Solar and biofuels get outsized attention because they are easy to understand (everyone’s seen a solar cell and everybody’s pumped gas), they’re both experiencing big technology shifts (crystalline silicon to thin-film and corn/cane to cellulosic), they both have government incentives and news flow working in their favor, they both have established valuation comparables (you’re not creating a new category), and they both have enormous headroom for growth – solar was 0.02% of U.S. energy last year! There aren’t many other subsegments where all of these factors line up. Coal gasification and supercapacitors are not easy to understand, water filtration is not undergoing a big technology shift, news flow doesn’t favor waste remediation…4. The worldwide energy and water markets are as big or bigger than the market for Information Technology, for example. And yet cleantech appears to still be only 5-10% of venture capital investing totals, behind IT and biotech. How should we reconcile the magnitude of the market opportunity and these relatively low investment levels with the idea of a looming energy tech bubble?

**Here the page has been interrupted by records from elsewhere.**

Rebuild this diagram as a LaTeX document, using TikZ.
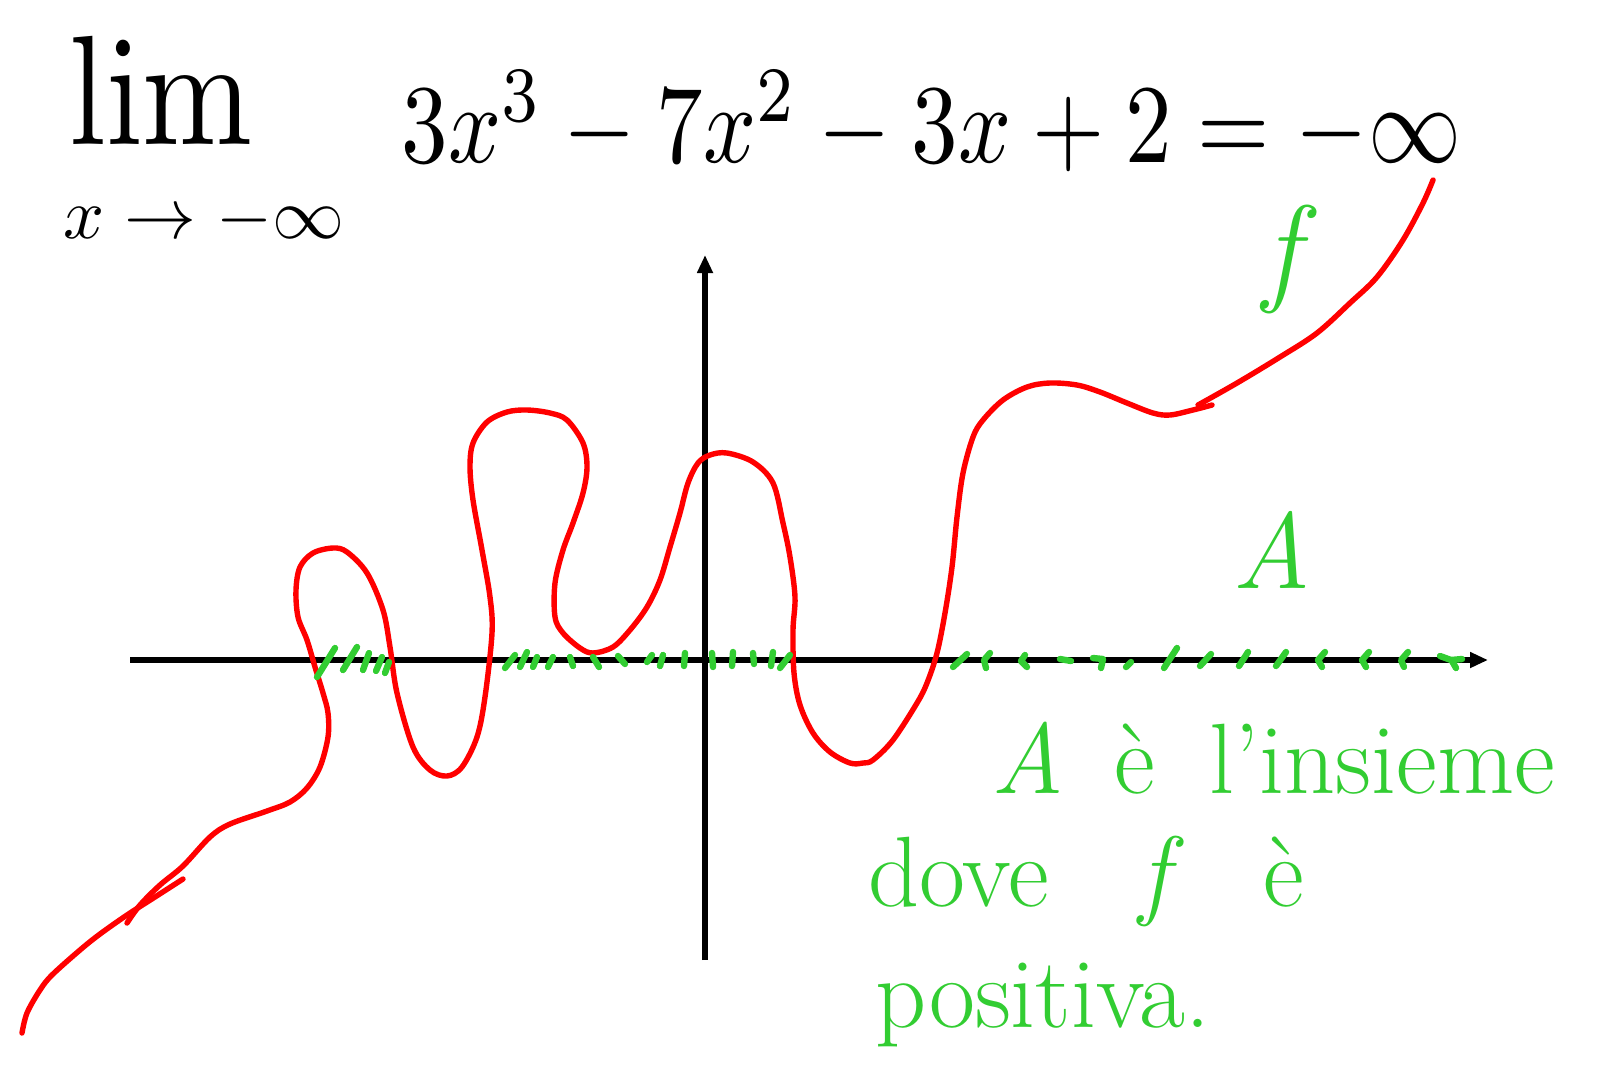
\documentclass[tikz,border=0pt]{standalone}
\usepackage{xcolor}
\usepackage{tikz}
\usetikzlibrary{arrows.meta}
\definecolor{inkred}{RGB}{255,0,0}
\definecolor{inkgreen}{RGB}{50,205,50}
\tikzset{
  px/.style={x=0.5pt, y=-0.5pt},
  s axis/.style={line width=2.7pt, black, -{Triangle[length=9pt, width=7.5pt]}},
  s curve/.style={line width=2.7pt, inkred, line cap=round, line join=round},
  s hatch/.style={line width=3.2pt, inkgreen, line cap=round, line join=round},
  s black/.style={inner sep=0pt, text=black},
  s green/.style={inner sep=0pt, text=inkgreen},
}

\begin{document}
\begin{tikzpicture}[px]
\fill[white] (0,0) rectangle (1610,1073);
\useasboundingbox (0,0) rectangle (1610,1073);
% ---- limit ----
\node[s black, xscale=6.6, yscale=7.8, anchor=base west] (lim) at (67,144) {$\lim$};
\node[s black, scale=3.6, anchor=base west] (limsub) at (62,238) {$x\to-\infty$};
\node[s black, xscale=4.65, yscale=5.6, anchor=base west] (expr) at (400,162) {$3x^3-7x^2-3x+2=-\infty$};
% ---- axes ----
\coordinate (xl) at (130,660); \coordinate (xr) at (1488,660);
\coordinate (yb) at (705,960); \coordinate (yt) at (705,255);
\draw[s axis] (xl) -- (xr);
\draw[s axis] (yb) -- (yt);
% ---- graph of f ----
\draw[s curve] plot[smooth, tension=0.55] coordinates {(22,1033) (27,1013) (40,990) (52,975) (80,950) (100,934) (127,915) (155,897) (183,879)};
\draw[s curve] plot[smooth, tension=0.55] coordinates {(127,923) (140,905) (160,885) (183,866) (210,837) (230,824) (267,811) (290,802) (307,788) (320,767) (328,737) (328,713) (323,693) (315,667) (307,640) (298,617) (296,590) (300,567) (313,553) (333,548) (347,552) (367,573) (383,610) (390,647) (397,693) (413,747) (430,770) (447,776) (462,767) (477,737) (485,697) (492,633) (490,597) (482,550) (473,500) (470,467) (473,443) (487,422) (507,412) (527,410) (550,413) (567,420) (583,443) (587,467) (583,493) (573,523) (563,550) (555,583) (555,617) (563,633) (580,648) (593,653) (613,647) (630,630) (647,607) (660,580) (670,547) (680,513) (688,483) (698,463) (710,455) (727,453) (753,462) (773,483) (783,523) (790,557) (795,597) (793,630) (794,673) (800,705) (813,733) (830,752) (850,763) (863,763) (873,760) (893,740) (917,703) (927,683) (937,653) (945,613) (952,567) (957,517) (963,473) (973,437) (983,420) (1003,400) (1027,387) (1050,383) (1077,385) (1100,392) (1127,403) (1153,413) (1170,415) (1193,410) (1212,405)};
\draw[s curve] plot[smooth, tension=0.55] coordinates {(1198,405) (1237,383) (1280,357) (1317,333) (1350,303) (1377,277) (1403,240) (1423,203) (1433,180)};
% ---- hatching where f > 0 ----
\foreach \a/\b/\c/\d in {317/677/335/648, 343/670/357/647, 363/670/369/653, 376/671/382/657, 385/673/389/662,
  505/668/515/655, 520/667/527/652, 533/667/537/657, 548/667/553/657, 570/657/573/666, 593/657/599/667,
  618/656/625/664, 647/662/652/655, 660/666/663/655, 684/666/685/653, 712/653/713/667, 733/652/732/666,
  753/653/754/664, 773/652/771/666, 790/655/780/668,
  953/667/967/654, 1060/659/1071/661, 1126/667/1131/662, 1164/668/1177/648, 1200/666/1211/654,
  1239/666/1248/652, 1276/666/1286/652, 1452/661/1456/668}
  \draw[s hatch] (\a,\b) -- (\c,\d);
\foreach \a/\b/\c/\d/\e/\f in {990/653/984/660/986/668, 1025/655/1021/661/1027/667, 1093/658/1103/659/1101/668,
  1325/652/1318/660/1322/667, 1369/652/1362/660/1366/667, 1408/652/1401/660/1404/667, 1440/656/1451/660/1462/659}
  \draw[s hatch] (\a,\b) -- (\c,\d) -- (\e,\f);
% ---- labels ----
\node[s green, font=\fontsize{60}{60}\selectfont\itshape] (lblf) at (1281,259) {f};
\node[s green, font=\fontsize{54}{54}\selectfont\itshape] (lblA) at (1272,550) {A};
\node[s green, font=\fontsize{50}{56}\selectfont, anchor=base west] (line1) at (991,793) {\textit{A}\hspace{0.5em}è\hspace{0.55em}l'insieme};
\node[s green, font=\fontsize{50}{56}\selectfont, anchor=base west] (line2) at (868,906) {dove\hspace{0.9em}\textit{f}\hspace{0.8em}è};
\node[s green, font=\fontsize{50}{56}\selectfont, anchor=base west] (line3) at (875,1027) {positiva.};
\end{tikzpicture}
\end{document}
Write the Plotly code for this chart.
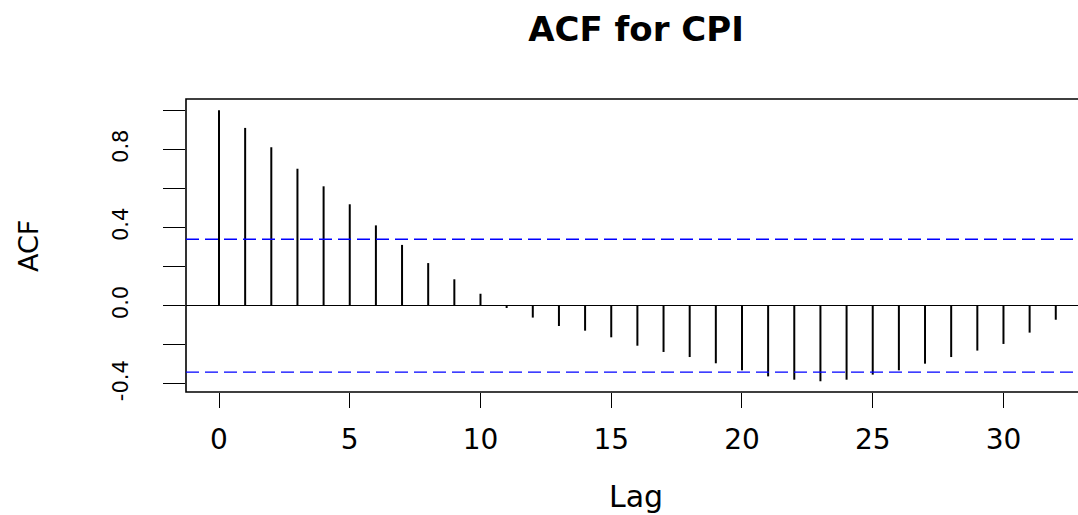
import plotly.graph_objects as go

# ---- data ----
lags = list(range(0, 33))
acf_values = [1.000, 0.910, 0.811, 0.701, 0.611, 0.519, 0.411, 0.311, 0.218, 0.135,
              0.061, -0.012, -0.061, -0.104, -0.128, -0.162, -0.205, -0.237, -0.263,
              -0.295, -0.331, -0.362, -0.379, -0.387, -0.379, -0.353, -0.331, -0.297,
              -0.263, -0.230, -0.196, -0.138, -0.072]
conf_limit = 0.340
x_tick_vals = [0, 5, 10, 15, 20, 25, 30]
x_tick_text = ["0", "5", "10", "15", "20", "25", "30"]
y_tick_vals = [-0.4, -0.2, 0.0, 0.2, 0.4, 0.6, 0.8, 1.0]
y_tick_text = ["-0.4", "", "0.0", "", "0.4", "", "0.8", ""]
title_text = "ACF for CPI"
x_label = "Lag"
y_label = "ACF"

# build vertical spikes from the data
xs, ys = [], []
for lag, v in zip(lags, acf_values):
    xs += [lag, lag, None]
    ys += [0, v, None]

fig = go.Figure()
fig.add_trace(go.Scatter(x=xs, y=ys, mode="lines",
                         line=dict(color="black", width=2),
                         hoverinfo="skip", showlegend=False))

W, H = 1078, 515
ml, mr, mt, mb = 186, 0, 99, 123
pw, ph = W - ml - mr, H - mt - mb

fig.update_layout(
    width=W, height=H,
    margin=dict(l=ml, r=mr, t=mt, b=mb, pad=0),
    paper_bgcolor="white", plot_bgcolor="white",
    showlegend=False,
    title=dict(text="<b>" + title_text + "</b>", xref="paper", x=(636 - ml) / pw,
               xanchor="center", yref="container", y=1 - 29 / H, yanchor="middle",
               font=dict(family="DejaVu Sans", size=34, color="black")),
    xaxis=dict(range=[-1.262, 32.85], showgrid=False, zeroline=False, showline=False,
               tickmode="array", tickvals=x_tick_vals, ticktext=x_tick_text,
               ticks="outside", ticklen=15, tickwidth=1.4, tickcolor="black",
               ticklabelstandoff=7,
               tickfont=dict(family="DejaVu Sans", size=28, color="black")),
    yaxis=dict(range=[-0.442, 1.058], showgrid=False, zeroline=True,
               zerolinecolor="black", zerolinewidth=1.3, showline=False,
               tickmode="array", tickvals=y_tick_vals, ticktext=y_tick_text,
               ticks="outside", ticklen=22, tickwidth=1.3, tickcolor="black",
               tickangle=-90, ticklabelstandoff=27,
               tickfont=dict(family="DejaVu Sans", size=21, color="black")),
    shapes=[
        dict(type="rect", xref="paper", yref="paper", x0=0, x1=1.05, y0=0, y1=1,
             line=dict(color="black", width=1.6), fillcolor="rgba(0,0,0,0)", layer="above"),
        dict(type="line", xref="paper", yref="y", x0=0, x1=1, y0=conf_limit, y1=conf_limit,
             line=dict(color="blue", width=1.4, dash="13px,6px")),
        dict(type="line", xref="paper", yref="y", x0=0, x1=1, y0=-conf_limit, y1=-conf_limit,
             line=dict(color="blue", width=1.4, dash="13px,6px")),
    ],
    annotations=[
        dict(text=x_label, xref="paper", yref="paper", x=(636 - ml) / pw,
             y=(H - mb - 496) / ph, xanchor="center", yanchor="middle", showarrow=False,
             font=dict(family="DejaVu Sans", size=30, color="black")),
        dict(text=y_label, xref="paper", yref="paper", x=(28 - ml) / pw,
             y=(H - mb - 246) / ph, xanchor="center", yanchor="middle", showarrow=False,
             textangle=-90, font=dict(family="DejaVu Sans", size=27, color="black")),
    ],
)

fig.write_html("out.html")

Energy and water are huge markets but they’re nowhere near as accessible as IT, they require manufacturing and testing and shipping and servicing physical products at high volume, and the adoption cycles are a lot longer.
Think about water for a minute. More than $500 billion every year is spent on water, and the secular trends are really attractive: Access to clean water is already a limit to economic growth from China to the American southwest, and there’s no good alternative – you can replace gasoline with ethanol but you can’t replace water with anything. But the average municipal water facility literally uses Victorian-era technology: coagulation and flocculation that add salts to the water. The facilities are frequently publicly administered, have almost no operating free cash flow to invest in new technologies, and replace their infrastructure on cycles measured in decades. And the qualification and test cycles for installing new equipment can themselves take years even with accelerated testing regimes! That’s about as far as you can get from, say, web-based software where channels to market aren’t an issue, you don’t have to manufacture anything, and switching costs are very low.
Energy segments aren’t immune. Take rooftop solar cells – the solar shingles that are the apotheosis of many a business plan. If you wanted to install solar roofs on only one out of ten new U.S. houses constructed – no retrofits and no commercial installations – and it took two guys one week to string one up and test it out, you’d need 8,000 installers working full-time. That’s more than twice most estimates of the total number of installers in the U.S. You wouldn’t encounter this channel construction problem in IT or biotech.5. What's the single biggest misperception about clean technologies that you'd like readers to gain a better understanding of by reading your report?
I think we touched on it earlier – it’s the thesis that cleantech is the next Internet or the next biotech. From the perspective of public offerings, wealth creation, and impact on society, this may very well be the case. But the investment dynamics and times to market are really different.
While there are plenty of exceptions like demand response services, a great share of clean technologies derive from new materials. And no matter what past example you want to look at, be it carbon fiber or nanoclays or polyetheretherketone, new materials simply take a long time to develop, scale up, and bring to market – it typically takes 20 years to get from invention to first commercialization and 20 more to mass adoption. That’s a long time – a lot longer than a 10-year closed-ended fund.